Various Claimants v MGN Limited [2016] EWHC 1894 (Ch)

This case was subject to costs management.  Earlier costs budgets had been agreed, however, further budgets were exchanged to take the managed cases up to the trial stage.  The Claimants agreed the Defendants' budgets.  However, the Defendants disputed practically every item contained within the Claimants' budgets. 

Additional liabilities were recoverable in this case as it related to privacy and defamation (a type of claim which avoided the abolishment of success fees following LASPO).  This judgment dealt with one of the issues being the extent to which costs budgeting should encompass additional liabilities (success fee and ATE premium).

 

The Claimants' argument

The Claimant argued that the proper approach, which excludes a consideration of additional liabilities for costs management proceedings, is clear from the provisions of the CPR and the relevant Practice Direction.  This can be seen by the fact that the Precedent H summary page (annexed to Practice Direction 3E) states that the costs budget excludes VAT (if applicable), court fees, success fees and ATE insurance premiums (if applicable), costs of detailed assessment, costs of any appeals and costs of enforcing any judgment. 

 

The Defendants’ arguments

The Defendants approached the matter stating that the court should adopt a procedure described as being "akin to the approach on detailed assessment".   The Defendants' proposed procedure relied heavily on the post-April 2013 rules on proportionality.

The Defendant argued that proportionality led to the approach of the costs judge (Master Gordon-Saker) in the post-action assessment in BNM v MGN Ltd (3rd June 2016).  It was said that in this case the additional liabilities payable under the CFA and the base profit costs were considered together when carrying out an overall assessment on proportionality.
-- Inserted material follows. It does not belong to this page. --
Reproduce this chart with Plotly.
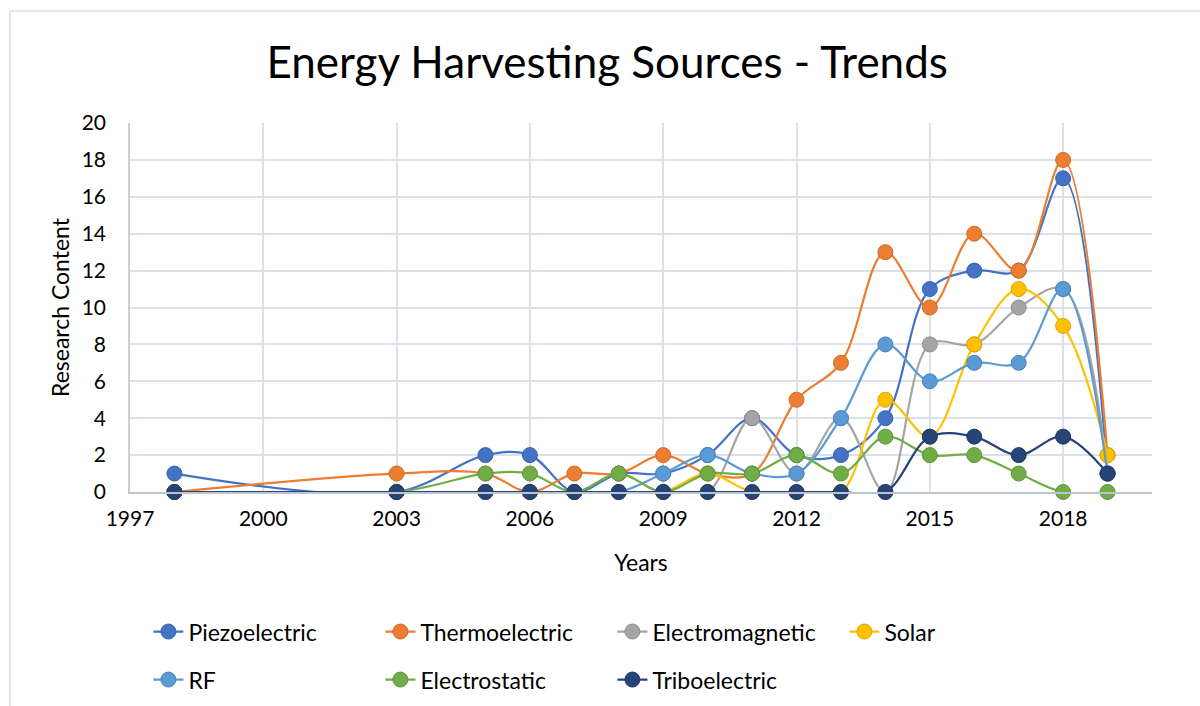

The Defendant also submitted that Counsel, acting for the Claimant, had argued in a previous judgment (Various Claimants v MGN Limited EWHC 855 (Ch)) that:

The costs judge can, on the facts of every case, decide whether the total sums payable, including the additional liabilities, are proportionate’.

The Defendant submitted that the Claimants should be stuck with this analysis because they should not be allowed to blow hot and cold and, having relied on that submission when it suited them to do so on the previous hearing, they should not be allowed to resile from it now.  However, the Court held that statements of case by Counsel in previous litigation cannot rise to some form of estoppel.

The Court considered the points raised by the Defendant and held:-

‘Those additional liabilities will not be taken into account in the budgeting process. They cannot be.  The CFA party does not have to disclose sums likely to be payable, and the form expressly provides that they do not have to be included.  Accordingly, if the counterparty agrees the budget it is agreeing a budget which does not provide for the additional liabilities’.

 

Conclusion

The Court considered the practicalities of including additional liabilities within the budget and held that:

'Unless the incurred costs come in at less than the agreed budgeted sum in relation to any phase there will be no room in the budgeted sum for the recovery of additional liabilities.  That is capable of rendering the right of recovery of additional liabilities nugatory in many cases, or at best haphazardly dependant on over-statements of budgets in relation to base costs’.

The possibility of establishing good reason for an increase under CPR3.18 was suggested as being a way of dealing with the problem.  However, the Court held that it would be likely to have to be invoked in large numbers of cases in order to justify any substantial recovery of additional liabilities, which would not be a satisfactory answer and would also lead to uncertainty.

In light of the above, the Court ruled that the determination of figures in the costs budgeting exercise shall not include any sum for additional liabilities.

Paragon Costs considers this to be a sensible decision and one that reflects the intentions of the rules committee when drafting the CPR.